A receptionist at H&R Block in Skowhegan, she said the show was something she signed up for both for herself and her son.

“I knew I needed to give him some space when he came home and not do the over-protective mom thing,” she said. “And I’m having a ball.”

Transforming the church

The West Mills Community Church closed in 2006 because of a combination of high heating costs and a low parishioner population, said Leeman, who has been a member of the parish since 1976. Like many churches around the nation that are facing similar problems, they merged with another church, joining with the United in Christ Presbyterian Church in Starks; but they were left with the question of what to do with the old building.

With the heat turned off and the building closed for the winter, the 100-year-old church developed a mold problem that made it unusable, said Leeman.

“We didn’t know what we were going to do with the building. We thought we couldn’t go back to it because it wasn’t healthy,” she said.

That changed when the Red Clay Creek Presbyterian Church from Wilmington, Del. stepped in and said they would pay to have the mold remediated professionally. Nate Phillips, who is a pastor at the Delaware church but grew up in Industry, said that since 2006 he has been coming to the area to lead groups of volunteers in building low-income housing in Anson, Industry, Jay and Starks.

He was struck by the news of the closure of his former parish, where he was part of a youth ministry choir called Sparrow’s Song, and wanted to do something to resurrect the old church.

Phillips, 35, said he saw the dilemma as having a broader significance. According to the national offices of Presbyterian Church U.S.A., based in Louisville, Ky., the number of Presbyterian congregations in the U.S. has declined from 11,178 in 2000 to 10,466 in 2011. Membership has declined from 2.5 million people to about 1.9 million.

“Churches all over the place are having difficult conversations about keeping their doors open. They are asking themselves, ‘What would the community miss if the church was gone?’ Before Sparrow’s Nest, I’m not sure the people in Industry had much of an answer,” Phillips said.
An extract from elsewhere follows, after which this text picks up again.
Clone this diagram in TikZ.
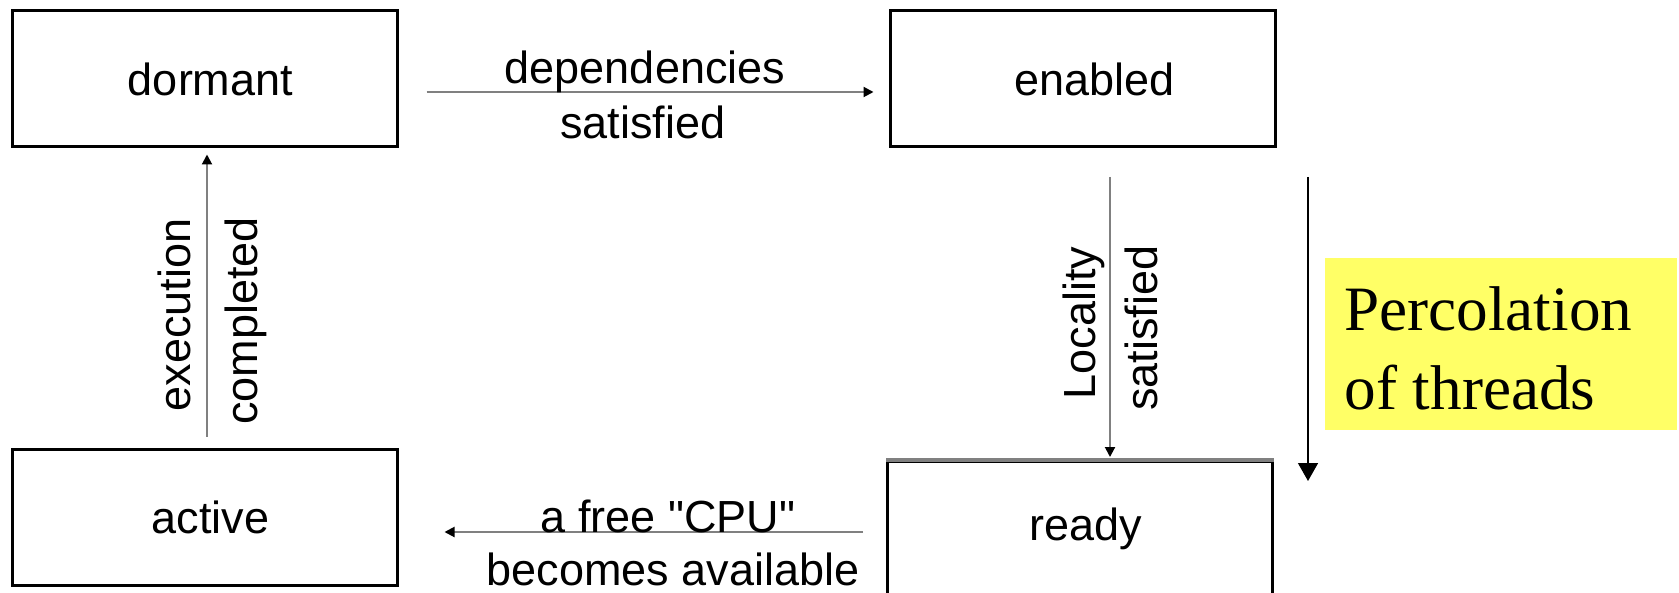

Leeman said that Sparrow’s Nest is its own nonprofit organization, but it still operates under the wing of the church in Starks, and the church provides much of the funding and support for the arts center.

For the last seven years, Phillips said, he has been bringing volunteers to help remodel the church in addition to the housing work. This year he led 68 members of the Delaware congregation, which has about 1,000 members total, to Industry, where they built a deck on the back of Sparrow’s Nest and refinished the basement.

Over the years, they have built a stage and risers for the theater, put in a new floor, painted a mural on the side of the building and set up a kitchen.

Phillips said their work is not done and he hopes to continue bringing volunteers back to Sparrow’s Nest. Too many churches he said, are asking themselves what they are doing wrong instead of what they can do to be a blessing to the community.

“As people we have the tendency to think things are disposable instead of looking for ways to fix them. This church was not easy to fix, but it has emerged as a dream shared by two communities,” he said. “It’s a different place than where I grew up, but the heart is similar.”